Friday, September 17, 2004

Home Sweet Home

Just got in. Thank God, I don't think I could row for another day.

Being a born and raised New Yorker (and having lived here for 30 years of my life), you'd figure I'd have been in a boat and come into New York Harbor at least once. Nope. At 0455 this morning, we turned into the Narrows at the entrance of the Harbor and I was on the deck, the bow as you squids call it, the front for us reg'ler folks. I'll willingly admit that I got choked up and more than one tear rolled down my cheek.

In 1951, my mother was at the bow of the Queen Elizabeth (the 1st one) when she emigrated to this country from the remnants of Germany after World War Two. She could never tell the story of how she entered the Harbor without getting choked up, her lip quivering when she told the story of when she saw the Statue of Liberty for the first time. A former German Army nurse, she spent the last few months of the war, and six months after, as an American POW. She'd heard the stories about America from the American GIs, and she knew that is where she'd realize her dreams. She did.

In 1949, my dad came to this country from the United Kingdom, a young Brit, a veteran of the war, serving as a paratrooper in the British Army, in Germany. He too had met American soldiers, and he too had dreams. A year later, he was drafted as an infantryman to fight in Korea. He put his dreams on hold for 3 years and came home alive. He built a dream here too.

At 0455 on 17 September 2004, on the niece of the ship that brought my mom from Germany, I crossed under the Varrazano Narrows Bridge into New York Harbor and counted my blessings that I was born in this great land. I was at the bow of the Queen Mary 2 when I saw the Lady in the Harbor from a whole new perspective. Not as the symbol of America beckoning an immigrant with a dream, but welcoming home one of her sons. I realized my dream in this country. I'm comfortable, but it isn't all about the money. It's about what I have been able to do.

I was able to meet my beautiful wife, a Russian Jew whose grandparents on both sides came to America at the turn of the last century. Is that one of the greatest things about this country or what? Where else in the world is something like that possible. A British-German kid can marry a girl who traces her roots back to the land of the Tsars and the children of Israel. She and I both had dreams. Guess what? Yeah, and life is good.

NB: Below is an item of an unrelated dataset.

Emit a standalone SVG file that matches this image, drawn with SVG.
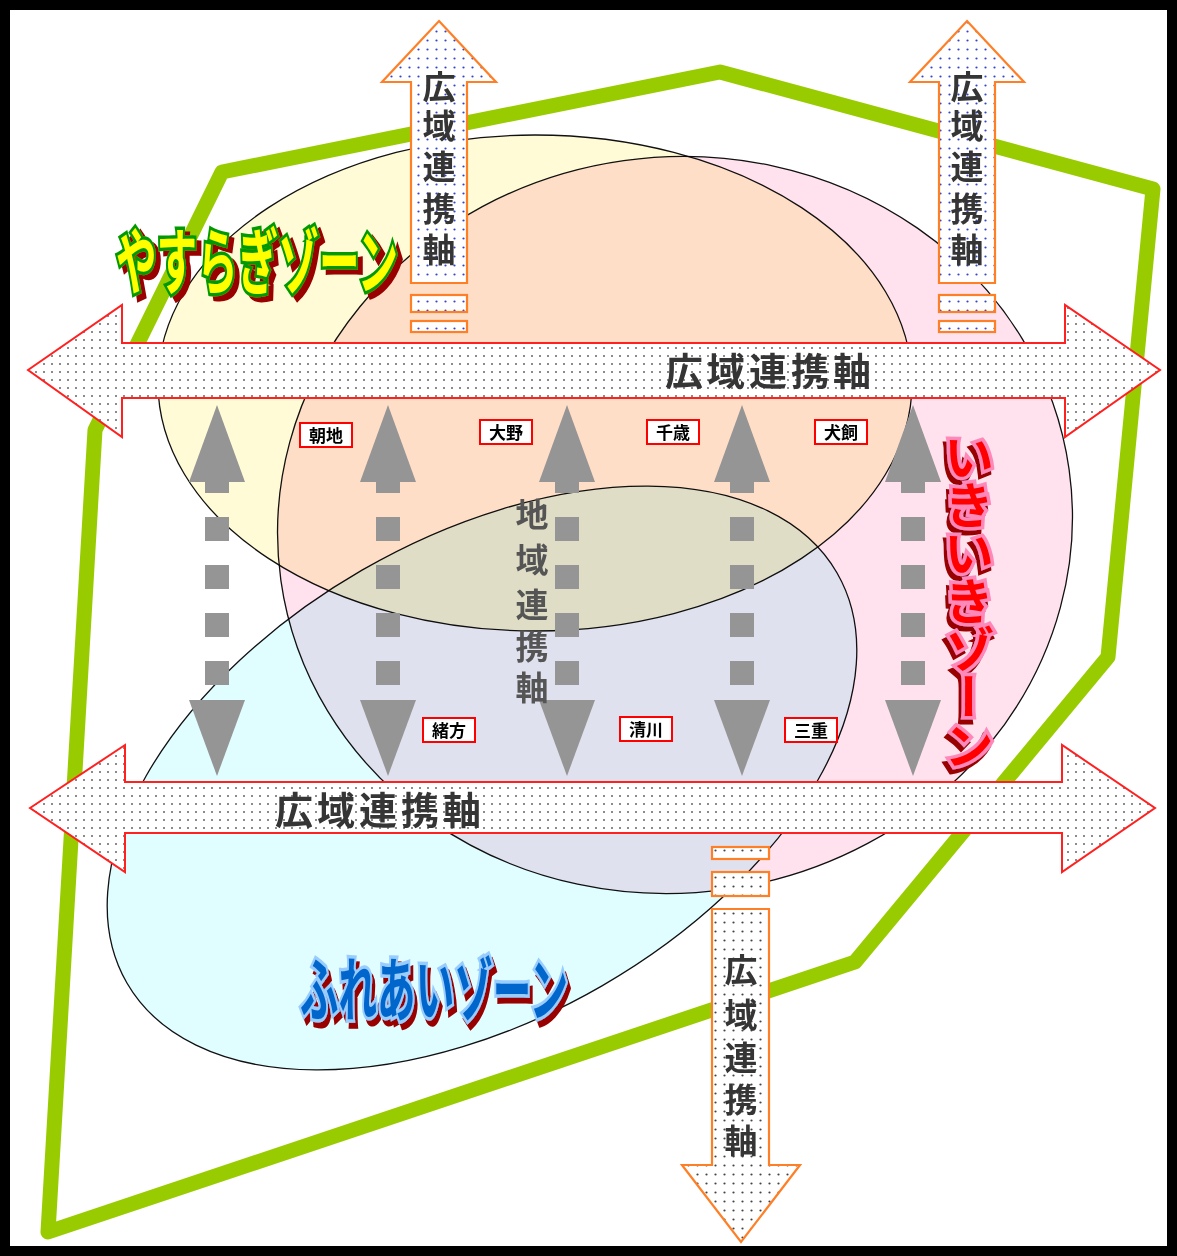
<svg xmlns="http://www.w3.org/2000/svg" width="1177" height="1256" viewBox="0 0 1177 1256">
<defs>
<pattern id="dg" width="8" height="8" patternUnits="userSpaceOnUse"><rect width="8" height="8" fill="#fff"/><circle cx="4" cy="4" r="1" fill="#666"/></pattern>
<pattern id="db" width="9" height="9" patternUnits="userSpaceOnUse"><rect width="9" height="9" fill="#fff"/><circle cx="4.5" cy="4.5" r="1.1" fill="#3344cc"/></pattern>
<pattern id="dk" width="9" height="9" patternUnits="userSpaceOnUse"><rect width="9" height="9" fill="#fff"/><circle cx="4.5" cy="4.5" r="1.1" fill="#444"/></pattern>
<filter id="shR" x="-10%" y="-10%" width="130%" height="140%"><feOffset in="SourceAlpha" dx="5" dy="5" result="o"/><feFlood flood-color="#990000"/><feComposite in2="o" operator="in" result="s"/><feMerge><feMergeNode in="s"/><feMergeNode in="SourceGraphic"/></feMerge></filter>
<filter id="shL" x="-30%" y="-5%" width="160%" height="115%"><feOffset in="SourceAlpha" dx="-3" dy="5" result="o"/><feFlood flood-color="#990000"/><feComposite in2="o" operator="in" result="s"/><feMerge><feMergeNode in="s"/><feMergeNode in="SourceGraphic"/></feMerge></filter>
<filter id="shB" x="-10%" y="-10%" width="130%" height="140%"><feOffset in="SourceAlpha" dx="3" dy="6" result="o"/><feFlood flood-color="#990000"/><feComposite in2="o" operator="in" result="s"/><feMerge><feMergeNode in="s"/><feMergeNode in="SourceGraphic"/></feMerge></filter>
<g id="ga">
<rect x="-12" y="469" width="24" height="24"/>
<rect x="-12" y="517" width="24" height="24"/>
<rect x="-12" y="565" width="24" height="24"/>
<rect x="-12" y="613" width="24" height="24"/>
<rect x="-12" y="661" width="24" height="24"/>
<polygon points="0,405 28,482 -28,482"/>
<polygon points="-28,700 28,700 0,776"/>
</g>
</defs>
<style>
.jp{font-family:"Noto Sans CJK JP","Noto Sans",sans-serif}
.ell{stroke:#111;stroke-width:1.3;mix-blend-mode:multiply}
.harrow{fill:url(#dg);stroke:#ff2020;stroke-width:2}
.varrow{fill:url(#db);stroke:#ff7f27;stroke-width:2.2}
.varrow2{fill:url(#dk);stroke:#ff7f27;stroke-width:2.2}
.gray{fill:#959595}
.lbl rect{fill:#fff;stroke:#ff0000;stroke-width:2}
.lbl text{font-size:17px;font-weight:bold;text-anchor:middle;fill:#000}
.axis{font-size:38px;font-weight:bold;fill:#353535}
.vax{font-size:33px;font-weight:bold;fill:#353535;text-anchor:middle;dominant-baseline:central}
</style>
<rect x="0" y="0" width="1177" height="1256" fill="#fff"/>
<rect x="5" y="5" width="1167" height="1246" fill="none" stroke="#000" stroke-width="10"/>

<g id="boundary">
<polygon points="222,172 720,72 1153,189 1108,657 855,962 48,1232 95,430" fill="none" stroke="#99cc00" stroke-width="15" stroke-linejoin="round"/>
</g>

<g id="zones-ellipses">
<ellipse id="ellipse-pink" class="ell" cx="675" cy="525" rx="398" ry="368" transform="rotate(-8 675 525)" fill="#ffe2ee"/>
<ellipse id="ellipse-yellow" class="ell" cx="535" cy="383" rx="377" ry="248" fill="#fffbd6"/>
<ellipse id="ellipse-blue" class="ell" cx="482" cy="778" rx="410" ry="240" transform="rotate(-30 482 778)" fill="#e0feff"/>
</g>

<g id="connectors">
<g id="local-axes" class="gray">
<use href="#ga" x="217"/>
<use href="#ga" x="388"/>
<use href="#ga" x="567"/>
<use href="#ga" x="742"/>
<use href="#ga" x="913"/>
</g>
<path id="h-axis-top" class="harrow" d="M28,370 L122,305 L122,343 L1065,343 L1065,305 L1160,370 L1065,437 L1065,398 L122,398 L122,437 Z"/>
<path id="h-axis-bottom" class="harrow" d="M30,808 L125,745 L125,782 L1062,782 L1062,745 L1155,808 L1062,872 L1062,833 L125,833 L125,872 Z"/>
<g id="v-axis-topleft" class="varrow">
<path d="M439,21 L496,82 L467,82 L467,283 L411,283 L411,82 L382,82 Z"/>
<rect x="411" y="295" width="56" height="17"/>
<rect x="411" y="321" width="56" height="11"/>
</g>
<g id="v-axis-topright" class="varrow">
<path d="M967,21 L1024,82 L995,82 L995,283 L939,283 L939,82 L910,82 Z"/>
<rect x="939" y="295" width="56" height="17"/>
<rect x="939" y="321" width="56" height="11"/>
</g>
<g id="v-axis-bottom" class="varrow2">
<rect x="712" y="847" width="57" height="12"/>
<rect x="712" y="872" width="57" height="24"/>
<path d="M712,909 L769,909 L769,1165 L800,1165 L741,1242 L682,1165 L712,1165 Z"/>
</g>
</g>

<g id="axis-labels" class="jp">
<text class="axis" x="665" y="385" letter-spacing="4">広域連携軸</text>
<text class="axis" x="275" y="824" letter-spacing="4">広域連携軸</text>
<g class="vax">
<text x="439" y="85">広</text><text x="439" y="124">域</text><text x="439" y="165">連</text><text x="439" y="207">携</text><text x="439" y="248">軸</text>
<text x="967" y="85">広</text><text x="967" y="124">域</text><text x="967" y="165">連</text><text x="967" y="207">携</text><text x="967" y="248">軸</text>
<text x="741" y="968">広</text><text x="741" y="1013">域</text><text x="741" y="1056">連</text><text x="741" y="1098">携</text><text x="741" y="1139">軸</text>
</g>
<g class="vax" style="fill:#555">
<text x="532" y="513">地</text><text x="532" y="558">域</text><text x="532" y="603">連</text><text x="532" y="645">携</text><text x="532" y="686">軸</text>
</g>
</g>

<g id="place-asaji" class="lbl jp"><rect x="300" y="423" width="52" height="24"/><text x="326" y="442">朝地</text></g>
<g id="place-ono" class="lbl jp"><rect x="480" y="420" width="52" height="24"/><text x="506" y="439">大野</text></g>
<g id="place-chitose" class="lbl jp"><rect x="647" y="420" width="52" height="24"/><text x="673" y="439">千歳</text></g>
<g id="place-inukai" class="lbl jp"><rect x="815" y="420" width="52" height="24"/><text x="841" y="439">犬飼</text></g>
<g id="place-ogata" class="lbl jp"><rect x="423" y="718" width="52" height="24"/><text x="449" y="737">緒方</text></g>
<g id="place-kiyokawa" class="lbl jp"><rect x="620" y="717" width="52" height="24"/><text x="646" y="736">清川</text></g>
<g id="place-mie" class="lbl jp"><rect x="785" y="718" width="52" height="24"/><text x="811" y="737">三重</text></g>

<g id="zone-yasuragi" class="jp" font-size="72" font-weight="bold" filter="url(#shR)">
<text x="116" y="288" textLength="282" lengthAdjust="spacingAndGlyphs" fill="#ffff00" stroke="#009900" stroke-width="7" paint-order="stroke">やすらぎゾーン</text>
</g>
<g id="zone-ikiiki" class="jp" font-size="50" font-weight="bold" filter="url(#shL)">
<text x="969" y="432" letter-spacing="-2" style="writing-mode:vertical-rl" fill="#ff0000" stroke="#ff88bb" stroke-width="7" paint-order="stroke">いきいきゾーン</text>
</g>
<g id="zone-fureai" class="jp" font-size="70" font-weight="bold" filter="url(#shB)">
<text x="300" y="1016" textLength="268" lengthAdjust="spacingAndGlyphs" fill="#0066cc" stroke="#99ccff" stroke-width="7" paint-order="stroke">ふれあいゾーン</text>
</g>
</svg>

I was able to choose my destiny to some degree. I chose my occupation, chose whom I wanted to marry, and chose who represented me in the government. I had options, more options than anyone in any other nation on earth. Sure, life threw me curves, and I downshifted and hit the throttle when it did. Sometimes I made it, somtimes I crashed, but I had options there too.

I wasn't born under a tyrannical regime, or in a land with a strict religious code, a land that was occupied by an invading army, or a land torn by flood and famine. I was born in a land that gave me options. At every crossroads in my life, I had choices to make, but I made them of my own free will. As I came into New York early this morning and I passed the Lady, I looked north, to the gaping hole in the downtown skyline. It hurt me to see it from this unique angle, just as it does when I'm driving on the BQE, or crossing over from New Jersey. It was a day I thought I'd lose the love of my life. But in the light of the dawn I knew the Lady was just over my shoulder looking over all of those she welcomed to her shores. I knew this country would survive. It's good to be home, darlin'. I'm a lucky sumbitch to be born an American.

Now I have to go sell a body part to get the Mrs.' little monster sprung from the Hound Hotel. Anybody interested in a slightly (cough) used liver?

And I have to say this. The officers and crew of the QM2 is one squared-away unit. Commodore Warwick runs a tight ship. Thank you for the ride, sir.